History of Philosophy – Lesson 4: Parmenides and the Logic of Immobility

“So [according to Parmenides] the world is simply a motionless, changeless, undifferentiated ball of tightly-packed matter. Now, needless to say, this is not the way that it appears to our senses.”
— Leonard Peikoff, “History of Philosophy” course, ARI, Lesson 4.
(There is so much movement in the world, that it is hard to understand how Parmenides came to think there isn’t. However, there was logic behind his reasoning, and it posed a serious problem for philosophy. It took around one hundred years and Aristotle for mankind to come up with a solution.)

Heraclitus said “Change is obvious, therefore, to hell with logic.” Parmenides said, “Logic is obvious, therefore, to hell with change.” Still using Peikoff’s own words, Parmenides’ philosophy can be summarized by the principle “What is, is, and what is not, is not, and what is not can neither be, nor be thought about.” Hard to deny that logic.

This is the earliest formulation in the history of thought of Ayn Rand’s first axiom of metaphysics — “Existence exists” — and its meaning is the same. The fact that you cannot think of nothing is also her view that consciousness is the faculty of perceiving that which exists. If thought is always about reality, always about what is, then it is false ever to hold the concept of sheer nonexistence. Up to this point, Parmenides could well be an Objectivist. But he lost his way.

One day in the far future, when we finish this series of posts on the history of philosophy, I believe you will notice a common flaw among many philosophers: they make great arguments based on wrong premises. This is not the case with Parmenides. Based on the correct premises, he formulates a bad argument, and, in the process, “solves” the age-old problem of change and multiplicity: both do not exist.

Parmenides held that change requires something fundamentally coming into or going out of existence, and since this is impossible, change entails a contradiction. Change is just as irrational as the idea of the universe being created or going out of existence. It includes reference to what is not. And what is not, is not. Therefore, he concluded, there is no change at all. And, by the way, the universe is eternal.

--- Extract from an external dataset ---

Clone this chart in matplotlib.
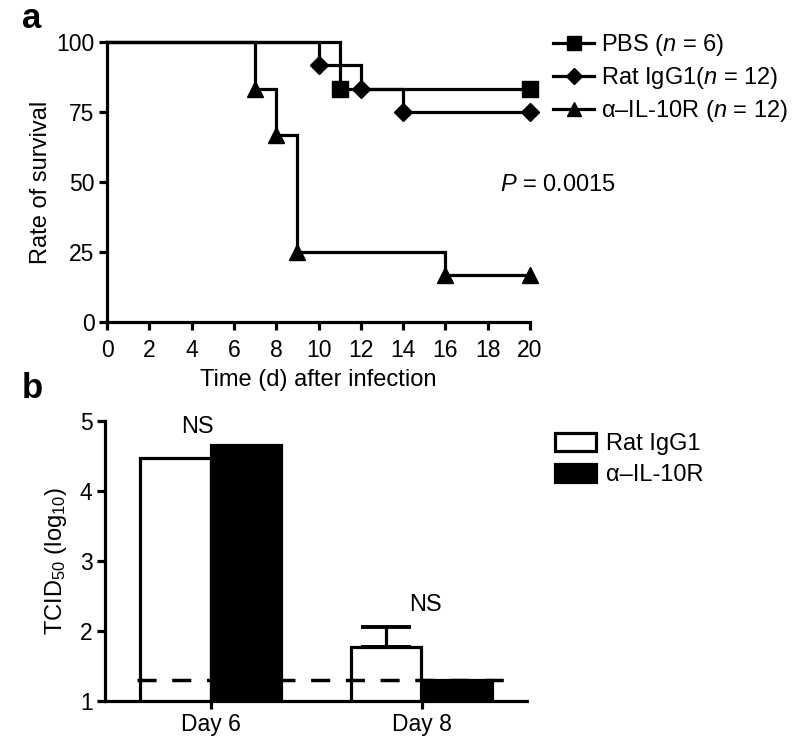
import matplotlib
matplotlib.use("Agg")
import matplotlib.pyplot as plt
import numpy as np
from matplotlib.lines import Line2D
from matplotlib.patches import Patch

plt.rcParams['font.family'] = ['Liberation Sans', 'DejaVu Sans']
plt.rcParams['mathtext.fontset'] = 'custom'
plt.rcParams['mathtext.rm'] = 'Liberation Sans'
plt.rcParams['mathtext.it'] = 'Liberation Sans:italic'

# ---- Panel a data (Kaplan-Meier survival) ----
pbs_t = [0, 11, 20]
pbs_s = [100, 83.3, 83.3]
rat_t = [0, 10, 12, 14, 20]
rat_s = [100, 91.7, 83.3, 75, 75]
il_t = [0, 7, 8, 9, 16, 20]
il_s = [100, 83.3, 66.7, 25, 16.7, 16.7]
surv_labels = ['PBS ($n$ = 6)', 'Rat IgG1($n$ = 12)', 'α–IL-10R ($n$ = 12)']
x_ticks_a = list(range(0, 21, 2))
y_ticks_a = [0, 25, 50, 75, 100]

# ---- Panel b data ----
days = ['Day 6', 'Day 8']
rat_titer = [4.47, 1.77]
il_titer = [4.66, 1.30]
rat_err = [0.0, 0.29]
detect_limit = 1.3
bar_labels = ['Rat IgG1', 'α–IL-10R']
ns_y = [4.91, 2.37]

LW = 2.3
FS_TICK = 16.5
FS_LAB = 17

fig = plt.figure(figsize=(8.0, 7.47), dpi=100)

# ---------------- Panel a ----------------
ax1 = fig.add_axes([107/800, 1-322/747, 423/800, 280/747])
series = [(pbs_t, pbs_s, 's', 11), (rat_t, rat_s, 'D', 9.5), (il_t, il_s, '^', 11.5)]
handles = []
for (t, s, m, ms), lab in zip(series, surv_labels):
    ax1.step(t, s, where='post', color='black', lw=LW, clip_on=False, zorder=3,
             solid_joinstyle='miter')
    ax1.plot(t[1:], s[1:], linestyle='none', marker=m, ms=ms, color='black',
             clip_on=False, zorder=4)
    handles.append(Line2D([0], [0], color='black', lw=LW, marker=m, ms=ms - 1, label=lab))

ax1.set_xlim(0, 20)
ax1.set_ylim(0, 100)
ax1.set_xticks(x_ticks_a)
ax1.set_yticks(y_ticks_a)
for sp in ['top', 'right']:
    ax1.spines[sp].set_visible(False)
for sp in ['left', 'bottom']:
    ax1.spines[sp].set_linewidth(LW)
ax1.tick_params(width=LW, length=6, labelsize=FS_TICK, direction='out', pad=3)
ax1.tick_params(axis='x', pad=6)
ax1.set_xlabel('Time (d) after infection', fontsize=FS_LAB, labelpad=5)
ax1.set_ylabel('Rate of survival', fontsize=FS_LAB, labelpad=3)
ax1.text(500/800, 1-185/747, '$P$ = 0.0015', transform=fig.transFigure,
         fontsize=FS_LAB, va='center', ha='left')
leg1 = ax1.legend(handles=handles, loc='upper left', bbox_to_anchor=(553/800, 1-32/747),
                  bbox_transform=fig.transFigure, frameon=False, fontsize=FS_LAB,
                  handlelength=1.75, handletextpad=0.3, labelspacing=0.3,
                  borderaxespad=0, borderpad=0)

# ---------------- Panel b ----------------
ax2 = fig.add_axes([105/800, 1-701/747, 422/800, 280/747])
x = np.arange(len(days))
w = 0.333
ax2.bar(x - w/2, rat_titer, width=w, color='white', edgecolor='black', lw=LW, zorder=2)
ax2.bar(x + w/2, il_titer, width=w, color='black', edgecolor='black', lw=LW, zorder=2)
for xi, v, e in zip(x - w/2, rat_titer, rat_err):
    if e > 0:
        ax2.errorbar([xi], [v], yerr=[[0], [e]], fmt='none', ecolor='black',
                     elinewidth=LW, capsize=18, capthick=LW+0.5, zorder=3)
ax2.hlines(detect_limit, -0.35, 1.455, colors='black', lw=2.5,
           linestyles=(0, (5.5, 4.5)), zorder=4)
for xi, yv in zip(x, ns_y):
    ax2.text(xi - 0.06 + 0.08 * xi, yv, 'NS', ha='center', va='center', fontsize=FS_LAB)

ax2.set_xlim(-0.5, 1.5)
ax2.set_ylim(1, 5)
ax2.set_xticks(x)
ax2.set_xticklabels(days)
ax2.set_yticks([1, 2, 3, 4, 5])
for sp in ['top', 'right']:
    ax2.spines[sp].set_visible(False)
for sp in ['left', 'bottom']:
    ax2.spines[sp].set_linewidth(LW)
ax2.tick_params(width=LW, length=6, labelsize=FS_TICK, direction='out', pad=3)
ax2.set_ylabel(r'TCID$_{\mathregular{50}}$ (log$_{\mathregular{10}}$)', fontsize=FS_LAB, labelpad=8)
bh = [Patch(facecolor='white', edgecolor='black', lw=LW, label=bar_labels[0]),
      Patch(facecolor='black', edgecolor='black', lw=LW, label=bar_labels[1])]
ax2.legend(handles=bh, loc='upper left', bbox_to_anchor=(555/800, 1-433/747),
           bbox_transform=fig.transFigure, frameon=False, fontsize=FS_LAB,
           handlelength=1.75, handleheight=0.8, handletextpad=0.4, labelspacing=0.35,
           borderaxespad=0, borderpad=0)

fig.text(22/800, 1-18/747, 'a', fontsize=25, fontweight='bold', va='center', ha='left')
fig.text(22/800, 1-388/747, 'b', fontsize=25, fontweight='bold', va='center', ha='left')

fig.savefig('out.png', dpi=100)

But he does not stop there. If there can be no reference to what is not, there cannot be such thing as a real vacuum. Therefore, there cannot be separation between two entities: the universe is solidly packed, it is one continuous slab of one stuff — a plenum. There’s just one entity, which he called “the One”. Parmenides was the quintessential monist. There is no multiplicity.

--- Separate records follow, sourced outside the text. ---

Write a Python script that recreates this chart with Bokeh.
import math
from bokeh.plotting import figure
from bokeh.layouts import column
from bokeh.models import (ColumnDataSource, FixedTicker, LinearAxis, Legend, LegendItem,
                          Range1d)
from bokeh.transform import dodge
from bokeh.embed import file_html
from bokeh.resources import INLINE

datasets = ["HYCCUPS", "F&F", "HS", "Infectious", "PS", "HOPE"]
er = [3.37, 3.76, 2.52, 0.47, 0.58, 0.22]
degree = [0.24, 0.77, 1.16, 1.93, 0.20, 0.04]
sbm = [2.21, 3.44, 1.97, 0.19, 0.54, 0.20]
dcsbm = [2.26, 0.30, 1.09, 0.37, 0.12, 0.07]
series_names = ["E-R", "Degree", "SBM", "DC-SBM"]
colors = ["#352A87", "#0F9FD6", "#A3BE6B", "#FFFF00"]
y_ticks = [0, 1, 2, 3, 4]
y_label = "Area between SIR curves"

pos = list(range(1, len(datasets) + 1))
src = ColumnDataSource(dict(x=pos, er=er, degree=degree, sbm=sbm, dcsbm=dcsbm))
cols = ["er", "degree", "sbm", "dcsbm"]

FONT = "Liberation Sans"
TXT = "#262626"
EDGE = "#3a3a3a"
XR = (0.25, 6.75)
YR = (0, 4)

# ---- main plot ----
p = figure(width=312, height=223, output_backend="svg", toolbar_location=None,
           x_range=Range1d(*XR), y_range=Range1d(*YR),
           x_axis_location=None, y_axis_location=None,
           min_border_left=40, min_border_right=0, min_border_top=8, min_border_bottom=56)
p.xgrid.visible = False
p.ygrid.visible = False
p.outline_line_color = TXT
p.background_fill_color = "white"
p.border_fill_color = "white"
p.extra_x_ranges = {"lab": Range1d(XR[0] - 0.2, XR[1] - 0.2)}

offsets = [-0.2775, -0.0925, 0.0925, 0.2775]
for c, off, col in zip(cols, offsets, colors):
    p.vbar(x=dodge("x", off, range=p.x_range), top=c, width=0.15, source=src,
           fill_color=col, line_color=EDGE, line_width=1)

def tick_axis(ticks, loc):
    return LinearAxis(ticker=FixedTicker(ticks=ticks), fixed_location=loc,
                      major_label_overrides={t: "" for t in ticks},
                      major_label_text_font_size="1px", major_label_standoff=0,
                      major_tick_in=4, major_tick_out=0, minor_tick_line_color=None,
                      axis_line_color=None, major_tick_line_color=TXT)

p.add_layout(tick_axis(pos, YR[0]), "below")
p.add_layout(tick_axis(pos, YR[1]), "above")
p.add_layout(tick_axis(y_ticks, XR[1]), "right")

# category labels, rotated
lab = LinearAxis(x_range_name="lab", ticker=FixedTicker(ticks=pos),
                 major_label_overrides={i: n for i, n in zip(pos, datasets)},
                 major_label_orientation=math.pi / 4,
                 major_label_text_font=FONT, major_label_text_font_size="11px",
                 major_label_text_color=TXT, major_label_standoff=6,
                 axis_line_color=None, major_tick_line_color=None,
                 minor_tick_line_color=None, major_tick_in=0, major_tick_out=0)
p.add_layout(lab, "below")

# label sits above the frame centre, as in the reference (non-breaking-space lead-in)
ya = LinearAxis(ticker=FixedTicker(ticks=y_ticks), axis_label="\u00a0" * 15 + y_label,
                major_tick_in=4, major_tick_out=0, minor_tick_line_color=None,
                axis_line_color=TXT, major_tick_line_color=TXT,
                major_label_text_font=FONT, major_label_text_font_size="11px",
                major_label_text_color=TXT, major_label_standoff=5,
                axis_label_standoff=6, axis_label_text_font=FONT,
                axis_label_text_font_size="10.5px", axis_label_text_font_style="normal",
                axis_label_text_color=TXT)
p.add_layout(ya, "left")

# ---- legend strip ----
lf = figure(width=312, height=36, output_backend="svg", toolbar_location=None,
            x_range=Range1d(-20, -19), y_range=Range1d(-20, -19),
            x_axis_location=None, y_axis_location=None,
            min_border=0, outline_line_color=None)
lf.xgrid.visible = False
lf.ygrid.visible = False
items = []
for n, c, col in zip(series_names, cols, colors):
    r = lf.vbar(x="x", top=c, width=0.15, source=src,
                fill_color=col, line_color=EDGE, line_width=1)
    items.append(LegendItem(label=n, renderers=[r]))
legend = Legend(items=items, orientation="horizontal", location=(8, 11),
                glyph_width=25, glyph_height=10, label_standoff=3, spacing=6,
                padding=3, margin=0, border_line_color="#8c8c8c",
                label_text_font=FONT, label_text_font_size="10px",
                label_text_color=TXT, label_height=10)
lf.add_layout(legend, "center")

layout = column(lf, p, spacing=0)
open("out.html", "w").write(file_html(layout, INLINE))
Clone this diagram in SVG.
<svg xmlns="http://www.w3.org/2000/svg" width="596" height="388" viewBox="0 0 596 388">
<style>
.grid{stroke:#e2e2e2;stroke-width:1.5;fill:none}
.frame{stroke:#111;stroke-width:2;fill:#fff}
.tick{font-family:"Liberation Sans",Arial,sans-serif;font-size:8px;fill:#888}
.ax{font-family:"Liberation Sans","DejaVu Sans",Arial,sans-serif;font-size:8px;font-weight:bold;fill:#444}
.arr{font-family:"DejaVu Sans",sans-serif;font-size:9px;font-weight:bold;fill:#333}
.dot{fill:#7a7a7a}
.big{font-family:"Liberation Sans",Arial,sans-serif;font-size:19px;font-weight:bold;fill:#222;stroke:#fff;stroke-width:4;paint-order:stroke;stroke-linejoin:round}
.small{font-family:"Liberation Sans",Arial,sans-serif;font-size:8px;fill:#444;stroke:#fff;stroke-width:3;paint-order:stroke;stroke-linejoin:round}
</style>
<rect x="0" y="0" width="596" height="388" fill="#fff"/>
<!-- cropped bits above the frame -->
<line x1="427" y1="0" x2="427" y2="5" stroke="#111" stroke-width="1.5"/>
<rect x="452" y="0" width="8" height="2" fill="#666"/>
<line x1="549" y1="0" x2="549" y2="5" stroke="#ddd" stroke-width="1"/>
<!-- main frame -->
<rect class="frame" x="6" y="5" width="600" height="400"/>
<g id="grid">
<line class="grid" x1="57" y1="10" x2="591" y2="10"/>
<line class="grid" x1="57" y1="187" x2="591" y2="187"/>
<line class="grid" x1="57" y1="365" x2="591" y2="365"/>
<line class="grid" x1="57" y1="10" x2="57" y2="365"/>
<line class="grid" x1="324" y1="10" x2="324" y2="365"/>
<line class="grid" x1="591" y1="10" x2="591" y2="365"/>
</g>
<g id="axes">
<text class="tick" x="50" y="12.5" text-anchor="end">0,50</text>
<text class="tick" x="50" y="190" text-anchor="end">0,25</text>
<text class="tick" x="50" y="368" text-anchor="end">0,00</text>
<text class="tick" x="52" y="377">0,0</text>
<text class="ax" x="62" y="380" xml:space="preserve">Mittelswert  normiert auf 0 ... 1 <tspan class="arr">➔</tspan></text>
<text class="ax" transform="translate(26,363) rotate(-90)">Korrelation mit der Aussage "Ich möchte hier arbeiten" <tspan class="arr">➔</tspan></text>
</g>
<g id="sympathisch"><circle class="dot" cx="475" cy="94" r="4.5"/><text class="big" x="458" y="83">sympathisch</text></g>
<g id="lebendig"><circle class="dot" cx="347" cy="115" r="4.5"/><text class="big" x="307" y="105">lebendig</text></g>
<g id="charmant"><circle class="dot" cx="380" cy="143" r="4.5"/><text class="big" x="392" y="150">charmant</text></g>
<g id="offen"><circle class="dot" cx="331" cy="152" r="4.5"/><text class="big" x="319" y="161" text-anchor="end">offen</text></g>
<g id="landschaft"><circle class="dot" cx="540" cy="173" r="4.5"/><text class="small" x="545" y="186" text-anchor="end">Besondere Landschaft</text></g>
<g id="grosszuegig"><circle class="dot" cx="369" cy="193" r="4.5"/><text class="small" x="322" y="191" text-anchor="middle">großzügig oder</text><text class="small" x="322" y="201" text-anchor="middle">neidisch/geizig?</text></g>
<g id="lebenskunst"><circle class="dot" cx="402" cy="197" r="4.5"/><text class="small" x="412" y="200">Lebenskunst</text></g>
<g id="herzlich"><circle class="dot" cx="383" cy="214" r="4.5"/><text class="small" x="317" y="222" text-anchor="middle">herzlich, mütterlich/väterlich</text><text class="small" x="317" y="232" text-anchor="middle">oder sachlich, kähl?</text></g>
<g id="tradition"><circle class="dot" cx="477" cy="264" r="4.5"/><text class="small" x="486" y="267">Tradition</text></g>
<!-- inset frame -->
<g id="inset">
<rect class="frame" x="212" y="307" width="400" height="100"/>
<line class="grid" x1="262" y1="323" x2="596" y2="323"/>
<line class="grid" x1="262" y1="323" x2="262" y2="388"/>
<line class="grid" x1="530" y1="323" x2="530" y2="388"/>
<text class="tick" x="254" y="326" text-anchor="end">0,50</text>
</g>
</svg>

Now, just like Heraclitus, Parmenides is forced to deny the validity of the senses. After all, there is change and motion and many things everywhere. But, for some reason, that is a serious problem now. It is as if people found it easier to deny the senses AND logic; but, now that logic itself entails such denial, it is too much to bear. That is the problem Parmenides created.

We’ll see that the pluralists will deny monism to allow change and multiplicity in this world, and that Plato will create two worlds — the “real world” and the “world of appearances” — to allow both change and immobility, both multiplicity and “the One”, thus also opening the door to Paradise.

After a brief interlude with Aristotle, when the senses stop being attacked, it will be an all-out war against them across the whole of history — that is, until we get to Ayn Rand.